Pashinian, 34, was one of the main and most popular speakers at the massive demonstrations staged by opposition leader Levon Ter-Petrosian following the disputed February 2008 presidential election. He took the center stage in the opposition campaign on March 1, 2008 when thousands of opposition supporters barricaded themselves in central Yerevan hours after the harsh break-up of Ter-Petrosian’s non-stop rallies in the city’s Liberty Square.
Ten people were killed and more than 200 others wounded in ensuing clashes between protesters and security forces, which led the outgoing President Robert Kocharian to declare a state of emergency and order mass arrests of opposition members. Pashinian was among several senior opposition figures who went underground and avoided arrest. All but two of them have come out of hiding since then.
In articles published by his “Haykakan Zhamanak” newspaper on a virtually daily basis, Pashinian has claimed to have traveled around the world with a fake foreign passport before finding refuge in an undisclosed location in Armenia this winter. Ter-Petrosian’s Armenian National Congress used his videotaped messages containing trademark harsh attacks on the government during its recent municipal election campaign in Yerevan.
In a written statement posted on his website, Pashinian said he has decided to come out of hiding “within the next month” after this week’s release of two dozen fellow oppositionists who were imprisoned on charges mainly stemming from the March 2008 violence.
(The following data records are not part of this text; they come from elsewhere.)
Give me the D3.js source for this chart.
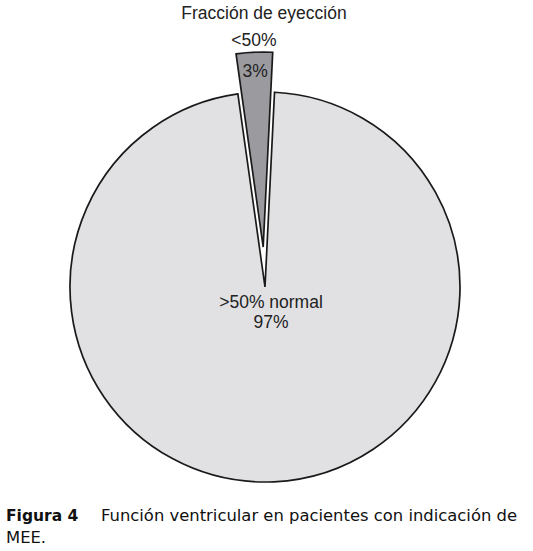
<!DOCTYPE html>
<html>
<head>
<meta charset="utf-8">
<script src="https://cdn.jsdelivr.net/npm/d3@7"></script>
<style>
  body { margin: 0; background: #fff; }
</style>
</head>
<body>
<script>
var width = 533, height = 551

// data
var categories = ["<50%", ">50% normal"]
var values = [3, 97]
var pctLabels = ["3%", "97%"]
var title = "Fracción de eyección"

var cx = 265, cy = 287, radius = 195
var explode = 40
var startDeg = -8
var labelFont = "Liberation Sans, Arial, sans-serif"

var svg = d3.select("body").append("svg")
    .attr("width", width).attr("height", height)

svg.append("text")
    .attr("x", 264).attr("y", 19)
    .attr("text-anchor", "middle")
    .style("font-family", labelFont)
    .style("font-size", "17.5px")
    .attr("fill", "#222")
    .text(title)

var pie = d3.pie().sort(null).value(d => d)
    .startAngle(startDeg * Math.PI / 180)
    .endAngle(startDeg * Math.PI / 180 + 2 * Math.PI)
var arcs = pie(values)

var arc = d3.arc().innerRadius(0).outerRadius(radius)
var fills = ["#9b9b9f", "#e1e1e3"]

var g = svg.append("g").attr("transform", "translate(" + cx + "," + cy + ")")

g.selectAll("path").data(arcs).enter().append("path")
    .attr("d", arc)
    .attr("transform", (d, i) => {
        if (i != 0) return null
        var a = (d.startAngle + d.endAngle) / 2
        return "translate(" + (Math.sin(a) * explode) + "," + (-Math.cos(a) * explode) + ")"
    })
    .attr("fill", (d, i) => fills[i])
    .attr("stroke", "#1a1a1a")
    .attr("stroke-width", 1.7)
    .attr("stroke-linejoin", "miter")

// labels
var small = arcs[0]
var sa = (small.startAngle + small.endAngle) / 2
g.append("text")
    .attr("x", Math.sin(sa) * (radius + explode + 10))
    .attr("y", -Math.cos(sa) * (radius + explode + 10) + 4)
    .attr("text-anchor", "middle")
    .style("font-family", labelFont)
    .style("font-size", "17.5px").attr("fill", "#222")
    .text(categories[0])
g.append("text")
    .attr("x", Math.sin(sa) * (radius + explode - 20))
    .attr("y", -Math.cos(sa) * (radius + explode - 20) + 5)
    .attr("text-anchor", "middle")
    .style("font-family", labelFont)
    .style("font-size", "17.5px").attr("fill", "#222")
    .text(pctLabels[0])

var big = g.append("text")
    .attr("x", 6).attr("y", 21)
    .attr("text-anchor", "middle")
    .style("font-family", labelFont)
    .style("font-size", "17.5px").attr("fill", "#222")
big.append("tspan").attr("x", 6).attr("dy", 0).text(categories[1])
big.append("tspan").attr("x", 6).attr("dy", 20).text(pctLabels[1])

// caption
var cap = svg.append("text")
    .attr("x", 6).attr("y", 521)
    .style("font-family", "DejaVu Sans, sans-serif")
    .style("font-size", "16.4px").attr("fill", "#111")
cap.append("tspan").style("font-weight", "bold").style("font-size", "15.5px").text("Figura 4")
cap.append("tspan").attr("x", 101).text("Función ventricular en pacientes con indicación de")
svg.append("text")
    .attr("x", 6).attr("y", 543)
    .style("font-family", "DejaVu Sans, sans-serif")
    .style("font-size", "16.4px").attr("fill", "#111")
    .text("MEE.")
</script>
</body>
</html>
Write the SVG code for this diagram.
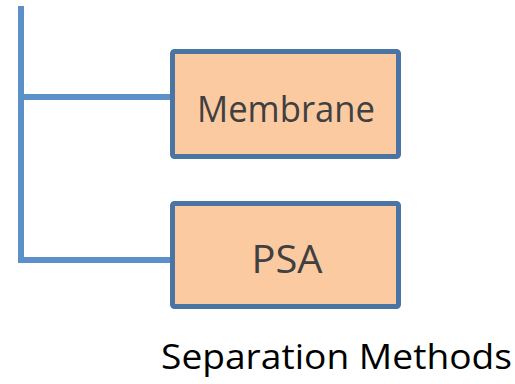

They were set free as part of a general amnesty declared by the Armenian authorities.
“I conclude with pride that it is now my turn to become a political prisoner,” read Pashinian’s statement. “My decision to move from underground to prison is also driven by a concern about effective political struggle.”
But under an amnesty bill passed by the Armenian parliament last Friday, Pashinian and the other fugitive oppositionist, parliament deputy Khachatur Sukiasian, will be eligible for clemency if they turn themselves in by July 31. The two men will have to be set free if they are sentenced to up to five years in prison.
Pashinian was charged, in absentia, with organizing unsanctioned rallies and “mass riots” and defying “representatives of the state authority.” The charges carry between four and ten years’ imprisonment.
A senior law-enforcement source, who asked not to be identified, told RFE/RL that the firebrand activist will be put under pre-trial arrest if he stops hiding.